Living Ind

Kindred Spirits

by Mary Tutwiler

Artists Bryan Lafaye and Elemore Morgan Jr. collaborate on a joint show at the Acadiana Center for the Arts.

Bryan Lafaye and Elemore Morgan Jr. both paint the natural world of Louisiana. Morgan is renowned for his arcing impressions of the Cajun prairie, dominated by color-infused radiant skies. Lafaye's huge drawings of pelicans, roseate spoonbill, cows and Catahoula hounds create an iconography of wetlands wildlife. So when the two friends decided to collaborate and two male figures appeared in the picture as they were drawing together, they were both momentarily surprised.

"Elemore says he's seen those two guys out in the country," Lafaye says. "For me they are specters of all those who have come before us, and of all those who will come to Louisiana."

Forty-four-year old Lafaye met 75-year-old Morgan in 1994 when he was putting together a show at the Alexandria Museum of Art which featured the photography of Morgan's father, Elemore Morgan Sr. Then Lafaye arrived to run the University of Southwest Louisiana's Art Museum, and curated a major Morgan Jr. retrospective called When Land Meets Sky in 1996. Lafaye describes a never-ending conversation with Morgan that segues from their work based on the Louisiana environment to the mythology of what it means to be Southern. "We talked about the uniqueness of being Louisianians," Lafaye says. "I started a story called Bones Come Home. It's a reflection of all the ghosts that haunt this place, all the things that make Louisiana what it is."

Their first joint show, named Common Ground opened in Jennings in 2003 at the Zigler Museum. Both men work on a huge scale, and the small Zigler could only exhibit a fraction of their output. When the Acadiana Center for the Arts opened in 2004, with its 4,800-square foot gallery, the idea for another joint show was born.

The exhibit features a twist of sorts; Lafaye, who has been working almost exclusively on paper over the past decade, will have some paintings on masonite, Morgan's signature medium, while Morgan will also exhibit some works on paper.

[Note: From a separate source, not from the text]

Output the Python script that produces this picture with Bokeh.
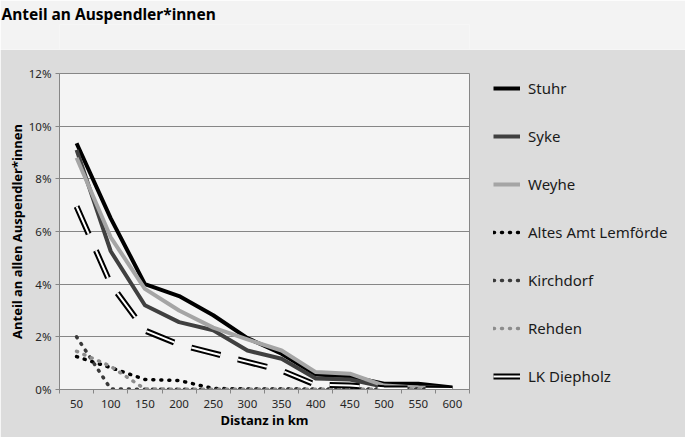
from bokeh.plotting import figure
from bokeh.models import (Range1d, FixedTicker, PrintfTickFormatter, Legend,
                          LegendItem)
from bokeh.layouts import column
from bokeh.embed import file_html
from bokeh.resources import INLINE

# ---- data (percent of all out-commuters) ----
title_text = "Anteil an Auspendler*innen"
x_label = "Distanz in km"
y_label = "Anteil an allen Auspendler*innen"
distance = [50, 100, 150, 200, 250, 300, 350, 400, 450, 500, 550, 600]
y_ticks = [0, 2, 4, 6, 8, 10, 12]

stuhr = [9.35, 6.5, 4.0, 3.55, 2.82, 1.95, 1.36, 0.57, 0.5, 0.22, 0.22, 0.08]
syke = [9.1, 5.25, 3.2, 2.56, 2.25, 1.48, 1.17, 0.42, 0.38, 0.1, 0.08, 0.05]
weyhe = [8.8, 5.78, 3.82, 3.0, 2.35, 1.9, 1.48, 0.66, 0.6, 0.15, 0.08, 0.05]
lemfoerde = [1.25, 0.83, 0.38, 0.34, 0.04, 0.02, 0.02, 0.01, 0.01, 0.01, 0.01, 0.01]
kirchdorf = [2.0, 0.02, 0.01, 0.01, 0.01, 0.01, 0.01, 0.01, 0.01, 0.01, 0.01, 0.01]
rehden = [1.45, 0.88, 0.02, 0.01, 0.01, 0.01, 0.01, 0.01, 0.01, 0.01, 0.01, 0.01]
lk_diepholz = [6.95, 4.0, 2.24, 1.71, 1.38, 1.05, 0.72, 0.18, 0.15, 0.05, 0.03, 0.02]

FONT = "Noto Sans"
GRID = "#868686"
step = distance[1] - distance[0]
boundaries = [d - step / 2 for d in distance] + [distance[-1] + step / 2]

LEFT, FRAME_W, RIGHT = 59, 410, 216

# ---- title band ----
band = figure(width=685, height=49, frame_width=FRAME_W,
              x_range=Range1d(0, 1), y_range=Range1d(0, 1),
              toolbar_location=None, output_backend="svg",
              x_axis_type=None, y_axis_type=None,
              min_border_left=LEFT, min_border_right=RIGHT,
              min_border_top=0, min_border_bottom=0,
              background_fill_color="#f3f3f3", border_fill_color="#f3f3f3",
              outline_line_color=None)
band.grid.visible = False
band.title.text = title_text
band.title.align = "left"
band.title.offset = -(LEFT - 1)
band.title.standoff = 0
band.title.text_font = FONT
band.title.text_font_style = "bold"
band.title.text_font_size = "15.5px"
band.title.text_color = "#000000"

# ---- main chart ----
p = figure(width=685, height=388, frame_width=FRAME_W, frame_height=316,
           x_range=Range1d(boundaries[0], boundaries[-1]), y_range=Range1d(0, 12),
           toolbar_location=None, output_backend="svg",
           min_border_left=LEFT, min_border_right=RIGHT, min_border_top=24,
           min_border_bottom=48,
           background_fill_color="#f4f4f4", border_fill_color="#dcdcdc",
           outline_line_color=GRID, outline_line_width=1)

p.xgrid.visible = False
p.ygrid.ticker = FixedTicker(ticks=y_ticks)
p.ygrid.grid_line_color = GRID
p.ygrid.grid_line_width = 1

# x axis
p.xaxis.ticker = FixedTicker(ticks=distance, minor_ticks=boundaries)
p.xaxis.axis_line_color = GRID
p.xaxis.major_tick_line_color = None
p.xaxis.major_tick_out = 4
p.xaxis.major_tick_in = 0
p.xaxis.minor_tick_line_color = GRID
p.xaxis.minor_tick_out = 4
p.xaxis.minor_tick_in = 0
p.xaxis.major_label_standoff = 6
p.xaxis.axis_label = x_label
p.xaxis.axis_label_standoff = 0

# y axis
p.yaxis.ticker = FixedTicker(ticks=y_ticks, minor_ticks=[])
p.yaxis.formatter = PrintfTickFormatter(format="%d%%")
p.yaxis.axis_line_color = GRID
p.yaxis.major_tick_line_color = GRID
p.yaxis.major_tick_out = 4
p.yaxis.major_tick_in = 0
p.yaxis.minor_tick_line_color = None
p.yaxis.major_label_standoff = 4
p.yaxis.axis_label = y_label
p.yaxis.axis_label_standoff = 0

for ax in (p.xaxis, p.yaxis):
    ax.major_label_text_font = FONT
    ax.major_label_text_font_size = "11.5px"
    ax.major_label_text_color = "#262626"
    ax.axis_label_text_font = FONT
    ax.axis_label_text_font_style = "bold"
    ax.axis_label_text_font_size = "13px"
    ax.axis_label_text_color = "#000000"

# series
r_stuhr = p.line(distance, stuhr, line_color="#000000", line_width=4, line_join="round")
r_syke = p.line(distance, syke, line_color="#404040", line_width=4, line_join="round")
r_weyhe = p.line(distance, weyhe, line_color="#a5a5a5", line_width=4, line_join="round")
r_lem = p.line(distance, lemfoerde, line_color="#000000", line_width=3.5,
               line_dash="1 7", line_cap="round", line_join="round")
r_kir = p.line(distance, kirchdorf, line_color="#3a3a3a", line_width=3.5,
               line_dash="1 7", line_cap="round", line_join="round")
r_reh = p.line(distance, rehden, line_color="#8c8c8c", line_width=3.5,
               line_dash="1 7", line_cap="round", line_join="round")
r_lk1 = p.line(distance, lk_diepholz, line_color="#000000", line_width=6,
               line_dash="30 18")
r_lk2 = p.line(distance, lk_diepholz, line_color="#ffffff", line_width=2,
               line_dash="30 18")

legend = Legend(items=[
    LegendItem(label="Stuhr", renderers=[r_stuhr]),
    LegendItem(label="Syke", renderers=[r_syke]),
    LegendItem(label="Weyhe", renderers=[r_weyhe]),
    LegendItem(label="Altes Amt Lemförde", renderers=[r_lem]),
    LegendItem(label="Kirchdorf", renderers=[r_kir]),
    LegendItem(label="Rehden", renderers=[r_reh]),
    LegendItem(label="LK Diepholz", renderers=[r_lk1, r_lk2]),
], location=(24, 3), padding=0, margin=0, border_line_color=None,
    background_fill_alpha=0, glyph_width=27, glyph_height=20, label_height=20,
    label_standoff=8, spacing=28, label_text_font=FONT, label_text_font_size="15px",
    label_text_color="#1a1a1a")
p.add_layout(legend, "right")

layout = column(band, p, spacing=0)
open("out.html", "w").write(file_html(layout, INLINE))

The collaborative title piece, Bones Come Home, is drawn and painted on a large sheet of brown kraft paper. The artists started working on the piece simultaneously. "Just for a few minutes we danced around one another, and then we just started painting on top of each other's work. It was done in about three days," Lafaye says. "We were laughing ' it was like we were painting on a Schwegmann's paper bag."